Державю. Россия в очерках и кинорецензиях (Горелов) - страница 31

Унесенное ветром: одна на всех греза усталого есаула.

Нечто подобное мог бы вспомнить из ушедшего детства и злой Лемке, и председатель губЧК в пенсне и клетчатых брюках Кунгуров, и губернский секретарь с перекошенным лицом Солоницына. Да и у Егора Шилова брат служил сотником у белых, и сам он повадкой был не из простых, никак не из простых.

Когда-то свой главный роман «Хождение по мукам» Алексей Толстой написал о дворянстве в революции. Ему всегда были ближе цари, миллионеры, кокотки и ученые-мегаломаньяки, а из плебеев он ценил одного деревянного человечка Буратино.

Вот и Михалков свой главный фильм снял о дворянстве в революции, потому что среду эту знал и любил, и пытли-во интересовался. И народ советский, изрядно уставший за полвека от косноязычных матросиков, чумазых подмастерьев и пожилых рабочих-металлистов, тепло принял кино о том, как люди одного круга с хорошим воспитанием делят заветный чемоданчик: одни все себе хотят захапать, а у других республика голодает и на хлебной осьмушке сидит. Сигналя: царизм пал не потому, что плебеи всегда в большинстве, а потому что крепко поссорилось меж собой русское дворянство, причем за принцип. За важное.

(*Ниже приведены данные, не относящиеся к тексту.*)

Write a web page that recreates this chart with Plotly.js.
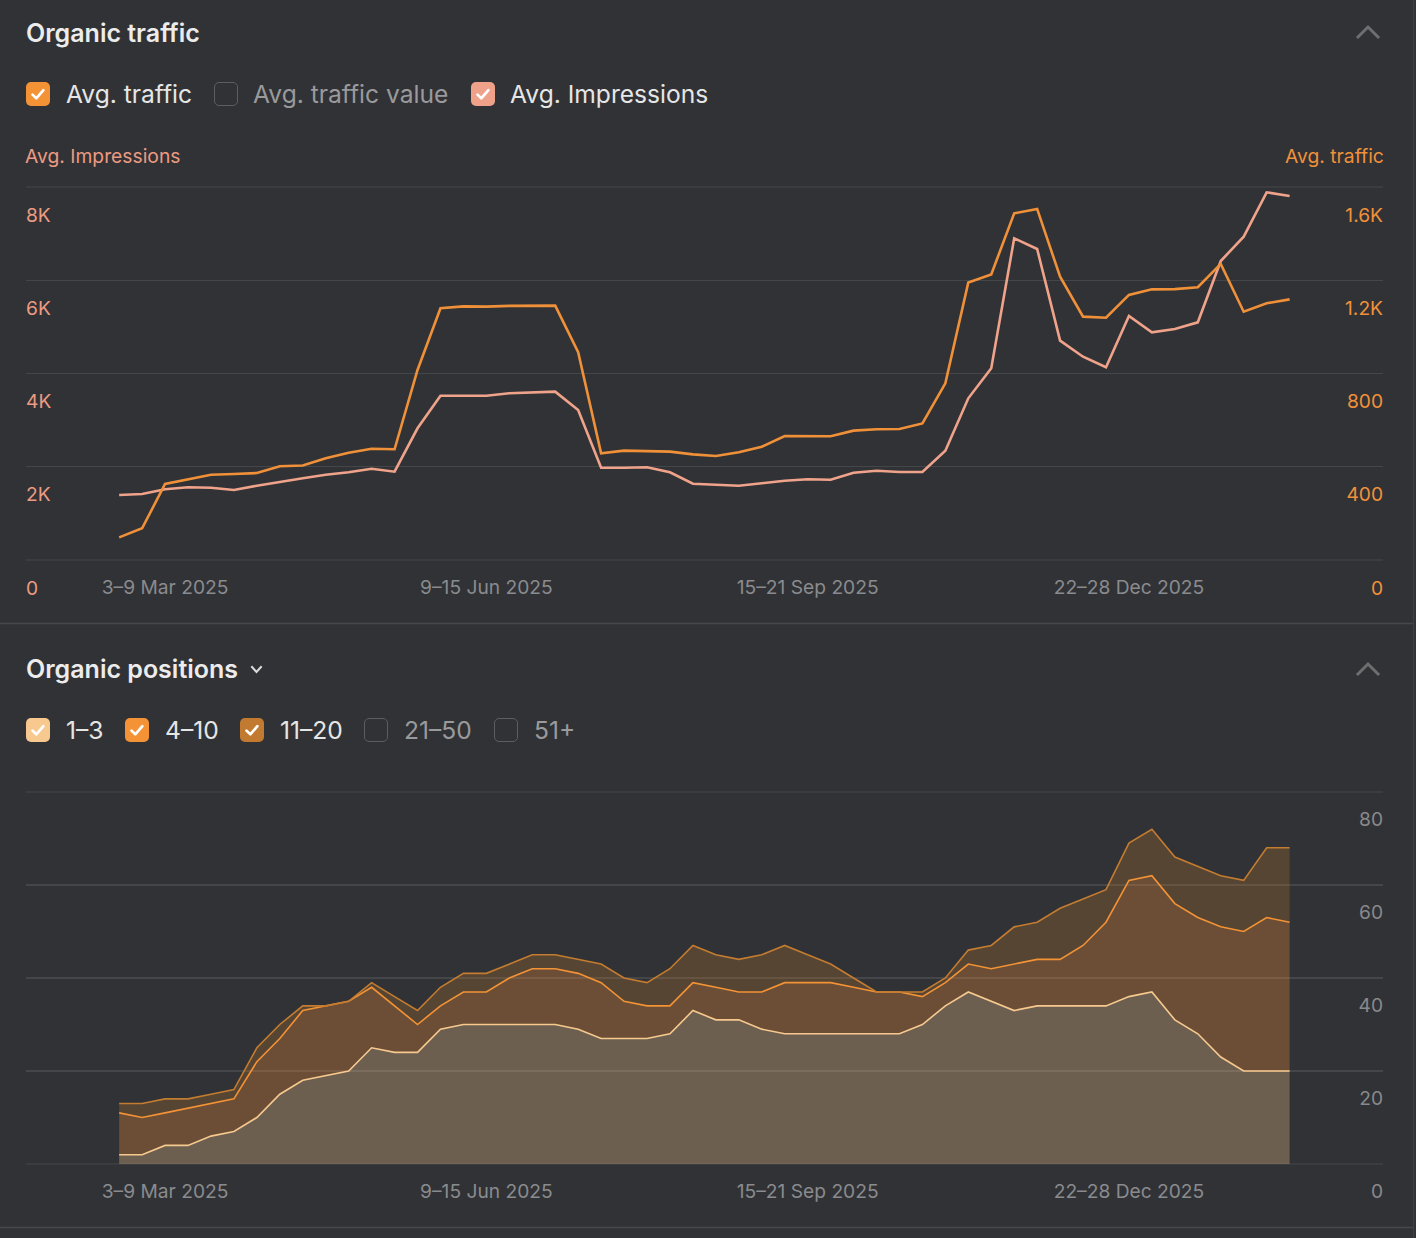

И все это снято с каким-то неприличным, дикарски завораживающим бытийным восторгом. Сладким прижмуром на раннее солнышко, потягусями щенка, смачным, с проплевом, вгрызанием в яблоко, с неимоверным удовольствием от жизни классовых братьев и идейных антагонистов — чекиста и есаула.

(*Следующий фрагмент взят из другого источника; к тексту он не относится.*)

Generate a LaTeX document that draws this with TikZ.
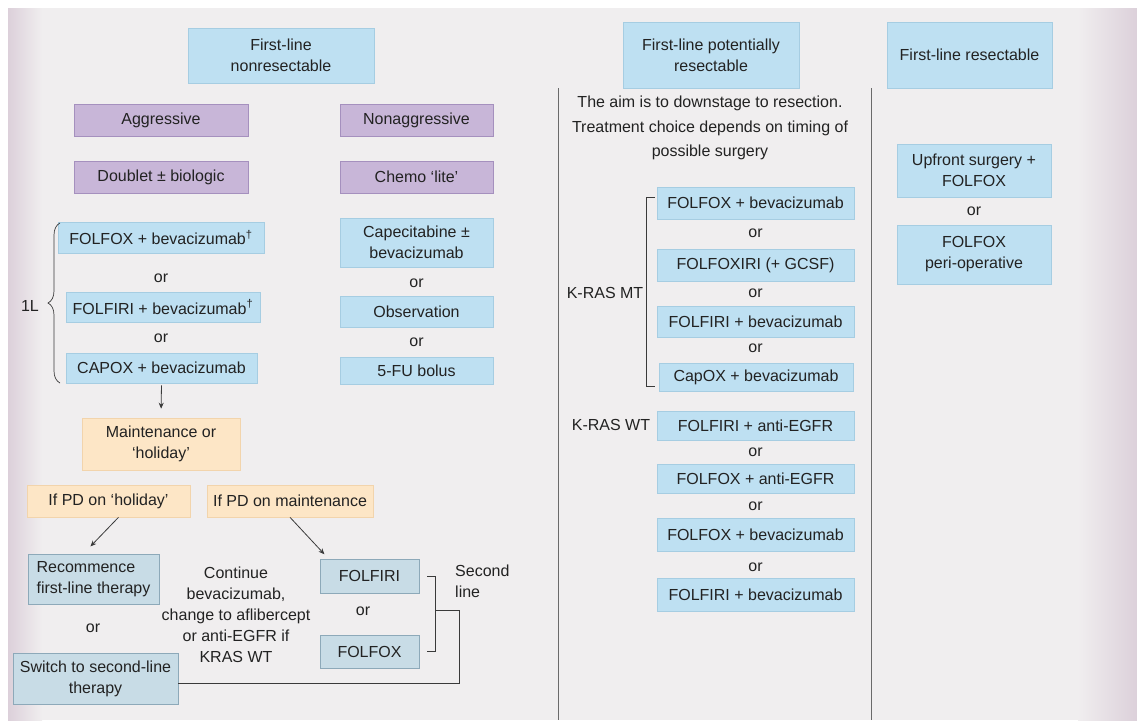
\documentclass[tikz,border=0pt]{standalone}
\usepackage{fontspec}
\setmainfont{Liberation Sans}
\usetikzlibrary{arrows.meta,decorations.pathreplacing}
\definecolor{bg}{HTML}{F0EEEF}
\definecolor{edgecol}{HTML}{DCD0DA}
\definecolor{lblue}{HTML}{BEE0F2}
\definecolor{lblueb}{HTML}{A6CDE2}
\definecolor{purp}{HTML}{C8B6D8}
\definecolor{purpb}{HTML}{A590BE}
\definecolor{orng}{HTML}{FDE6C6}
\definecolor{orngb}{HTML}{F2D4AC}
\definecolor{gblue}{HTML}{C8DCE6}
\definecolor{gblueb}{HTML}{8DA9B9}
\definecolor{ink}{HTML}{222222}
\definecolor{linec}{HTML}{3A3A3A}
\definecolor{sepc}{HTML}{6A6A6A}
\newcommand{\bx}[7]{\node[#2, minimum width={(#5-#3)*1pt}, minimum height={(#6-#4)*1pt}] (#1) at ({(#3+#5)/2},{(#4+#6)/2}) {#7};}
\tikzset{
  txt/.style={inner sep=0pt, align=center, font=\fontsize{16}{21}\selectfont, text=ink},
  bluebox/.style={txt, fill=lblue, draw=lblueb, line width=0.6pt},
  purplebox/.style={txt, fill=purp, draw=purpb, line width=0.6pt},
  orangebox/.style={txt, fill=orng, draw=orngb, line width=0.6pt},
  greybox/.style={txt, fill=gblue, draw=gblueb, line width=0.7pt},
  conn/.style={draw=linec, line width=0.8pt},
  arr/.style={conn, -{Stealth[length=6pt,width=5pt]}},
  sepline/.style={draw=sepc, line width=0.9pt}
}
\begin{document}
\begin{tikzpicture}[x=1pt,y=-1pt]
\useasboundingbox (0,0) rectangle (1137,720);
% background panel
\fill[white] (0,0) rectangle (1137,720);
\fill[bg] (8,8) rectangle (1137,720);
\shade[left color=edgecol, right color=bg] (8,8) rectangle (42,720);
\shade[left color=bg, right color=edgecol] (1078,8) rectangle (1137,720);

% separators
\draw[sepline] (558,88) -- (558,720);
\draw[sepline] (871,88) -- (871,720);

% ---------- left column ----------
\bx{h1}{bluebox}{188}{28}{374}{83}{First-line\\nonresectable}
\bx{agg}{purplebox}{74}{104}{248}{136}{Aggressive}
\bx{nagg}{purplebox}{340}{104}{493}{136}{Nonaggressive}
\bx{dbl}{purplebox}{74}{161}{248}{193}{Doublet ± biologic}
\bx{lite}{purplebox}{340}{161}{493}{193}{Chemo ‘lite’}

\bx{a1}{bluebox}{58}{222}{264}{253}{FOLFOX + bevacizumab\textsuperscript{†}}
\node[txt] (ora1) at (161,278) {or};
\bx{a2}{bluebox}{66}{292}{260}{322}{FOLFIRI + bevacizumab\textsuperscript{†}}
\node[txt] (ora2) at (161,338) {or};
\bx{a3}{bluebox}{66}{353}{257}{383}{CAPOX + bevacizumab}

\bx{n1}{bluebox}{340}{218}{493}{267}{Capecitabine ±\\bevacizumab}
\node[txt] (orn1) at (416.5,283) {or};
\bx{n2}{bluebox}{340}{296}{493}{327}{Observation}
\node[txt] (orn2) at (416.5,342) {or};
\bx{n3}{bluebox}{340}{357}{493}{384}{5-FU bolus}

\node[txt] (onel) at (30,306) {1L};
\draw[draw=linec, line width=0.7pt, decorate, decoration={brace, amplitude=12pt, aspect=0.5}] (60,383) -- (60,223);

\bx{mh}{orangebox}{82}{418}{240}{470}{Maintenance or\\‘holiday’}
\draw[arr, shorten >=9pt, shorten <=2pt] (a3.south) -- (mh.north);

\bx{pdh}{orangebox}{27}{485}{190}{517}{If PD on ‘holiday’}
\bx{pdm}{orangebox}{207}{485}{373}{517}{If PD on maintenance}

\bx{rec}{greybox, align=left}{28}{554}{159}{604}{Recommence\\first-line therapy}
\node[txt] (orr) at (93,628) {or};
\bx{sw}{greybox}{13}{653}{178}{704}{Switch to second-line\\therapy}
\node[txt] (cont) at (236,615) {Continue\\bevacizumab,\\change to aflibercept\\or anti-EGFR if\\KRAS WT};
\bx{ffi}{greybox}{320}{559}{419}{593}{FOLFIRI}
\node[txt] (orf) at (363,611) {or};
\bx{ffo}{greybox}{320}{635}{419}{668}{FOLFOX}
\node[txt, align=left, anchor=west] (sl) at (455,581) {Second\\line};

\draw[arr, shorten >=10pt] ([xshift=10pt]pdh.south) -- ([xshift=-10pt]rec.north);
\draw[arr, shorten >=6pt] (pdm.south) -- ([xshift=-41pt]ffi.north);

% second-line bracket
\coordinate (bk) at (435,610);
\draw[conn] ([xshift=8pt]ffi.east) -- ++(8,0) |- ([xshift=8pt]ffo.east);
\draw[conn] (bk) -- (459,610) |- ([yshift=-4.5pt]sw.east);

% ---------- middle column ----------
\bx{h2}{bluebox}{623}{22}{799}{88}{First-line potentially\\resectable}
\node[txt, font=\fontsize{16}{24.5}\selectfont] (aim) at (710,128) {The aim is to downstage to resection.\\Treatment choice depends on timing of\\possible surgery};

\bx{m1}{bluebox}{657}{187}{854}{219}{FOLFOX + bevacizumab}
\node[txt] (orm1) at (755.5,233) {or};
\bx{m2}{bluebox}{657}{249}{854}{281}{FOLFOXIRI (+ GCSF)}
\node[txt] (orm2) at (755.5,293) {or};
\bx{m3}{bluebox}{657}{306}{854}{337}{FOLFIRI + bevacizumab}
\node[txt] (orm3) at (755.5,348) {or};
\bx{m4}{bluebox}{659}{363}{853}{391}{CapOX + bevacizumab}

\node[txt] (kmt) at (605,293) {K-RAS MT};
\draw[conn] (655,197) -- (646,197) -- (646,386) -- (655,386);

\node[txt] (kwt) at (611,425) {K-RAS WT};
\bx{w1}{bluebox}{657}{411}{854}{440}{FOLFIRI + anti-EGFR}
\node[txt] (orw1) at (755.5,452) {or};
\bx{w2}{bluebox}{657}{464}{854}{493}{FOLFOX + anti-EGFR}
\node[txt] (orw2) at (755.5,506) {or};
\bx{w3}{bluebox}{657}{518}{854}{551}{FOLFOX + bevacizumab}
\node[txt] (orw3) at (755.5,567) {or};
\bx{w4}{bluebox}{657}{578}{854}{611}{FOLFIRI + bevacizumab}

% ---------- right column ----------
\bx{h3}{bluebox}{887}{22}{1052}{88}{First-line resectable}
\bx{r1}{bluebox}{897}{144}{1051}{197}{Upfront surgery +\\FOLFOX}
\node[txt] (orr1) at (974,211) {or};
\bx{r2}{bluebox}{897}{225}{1051}{284}{FOLFOX\\peri-operative}
\end{tikzpicture}
\end{document}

Чекиста, обвиненного в измене, и есаула, который знает, что крышка, но ему на это плюнуть и растереть.

Потому что кони, потому что солнце, наган, клавесин, гул опасной реки, дымы вечерних хуторов, горы и саквояж с блестящими побрякушками. Даже грабеж эшелона с мешочниками был снят с упоением.

Этот сочащийся с экрана пассионарный кайф ловили все, но объяснить не могли (да в те годы и не пытались). А ключик на поверхности.

Фильм снят дембелем флота, только что вышедшим на волю.

Михалков не выслужил полного срока (что бы там ни пели подобострастные биографы) — но и года в тихоокеанской казарме хватило ему, почти тридцатилетнему дяде, чтоб на выходе объять мир, захохотать, заурчать плотски и шапку в синее небо подбросить.

И потому был в фильме Бог — тот самый, которым Михалков так полюбил клясться в последующие сорок лет.

В травинке, закушенной блаженствующим комэском.

В солнце, бьющем в объектив оператора Лебешева.

В кудахчущих посреди гоп-стопа гусях.

В высшем христианском принципе социальной справедливости, как бы это ни резало слух народившимся позже адептам самодержавной старины и классового эгоизма.